Stock prices move higher
The stock market headed higher in early trading today, following through on yesterday's modest rally.
The Dow Jones average of 30 industrials climbed 9.19 points to 3280.58 in the first half hour of trading.
Analysts said stocks drew some support from expectations of favorable inflation news. The Labor Department reports tomorrow on the producer price index of finished goods and next week on the consumer price index for August.
Grocery stores, union in talks
The Washington-area local union that represents about 20,000 workers at the Giant Food, Safeway and Super Fresh grocery chains said yesterday that it has requested permission from its parent union to call a strike if negotiations do not produce an agreement.
The request from United Food and Commercial Workers Local 400 is a routine move as contract talks near a deadline.

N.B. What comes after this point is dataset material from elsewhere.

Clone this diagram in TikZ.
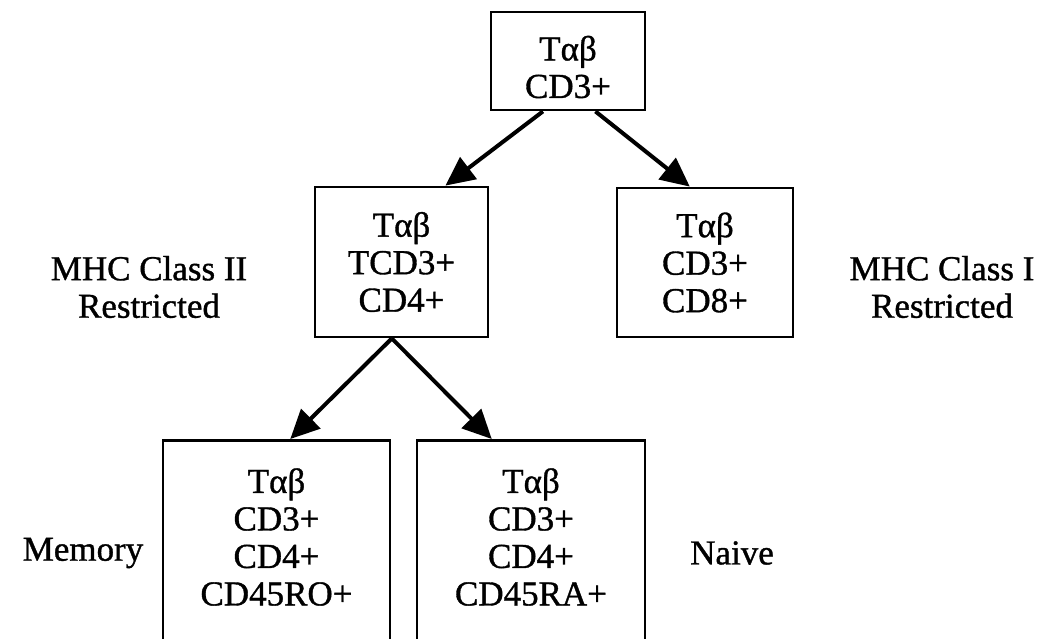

The contracts between the union, which represents employees at more than 250 Washington-area stores, expires Sept. 12.
Nursing home site auctioned off
The building that houses the Baltimore Nursing and Convalescent Center at 140 W. Lafayette Ave. in Bolton Hill was sold at auction yesterday for $825,000 to a local company, Mortgage Servicing Group, which had foreclosed on the property. Mortgage Servicing initiated foreclosure proceedings last year against the previous owner, Bolton Hill Limited Partnership.
In court documents, Mortgage Servicing Group said the debtor owed more than $2.5 million as of June 30, 1991. Bolton Hill Limited Partnership subsequently filed for protection from creditors under Chapter 11 of the U.S. Bankruptcy Code. A spokesman said the nursing home would remain.
Cable regulation bill advances
In a big step toward re-regulation of the cable television industry, House and Senate negotiators agreed yesterday on a measure that would require local cable systems to negotiate licenses from local broadcast stations to retransmit their signals. The change could provide broadcasters with hundreds of millions of dollars in royalties.
Agreement on the provision set the stage for final passage of the legislation.
GM unveils its credit card
After considerable hype, General Motors unveiled its credit card to generally favorable reviews from industry analysts, some of whom say it is the most important new national card since AT&T; introduced its Universal card in March 1990.
The GM Card, unveiled yesterday, has no annual fee and carries a 16.4 percent adjustable interest rate, which is below the industry average of about 18 percent. The card's key feature is a rebate program. Consumers can receive a 5 percent rebate, up to $500 a year, to be used toward purchase or lease of any GM car or truck -- except the company's popular Saturn cars.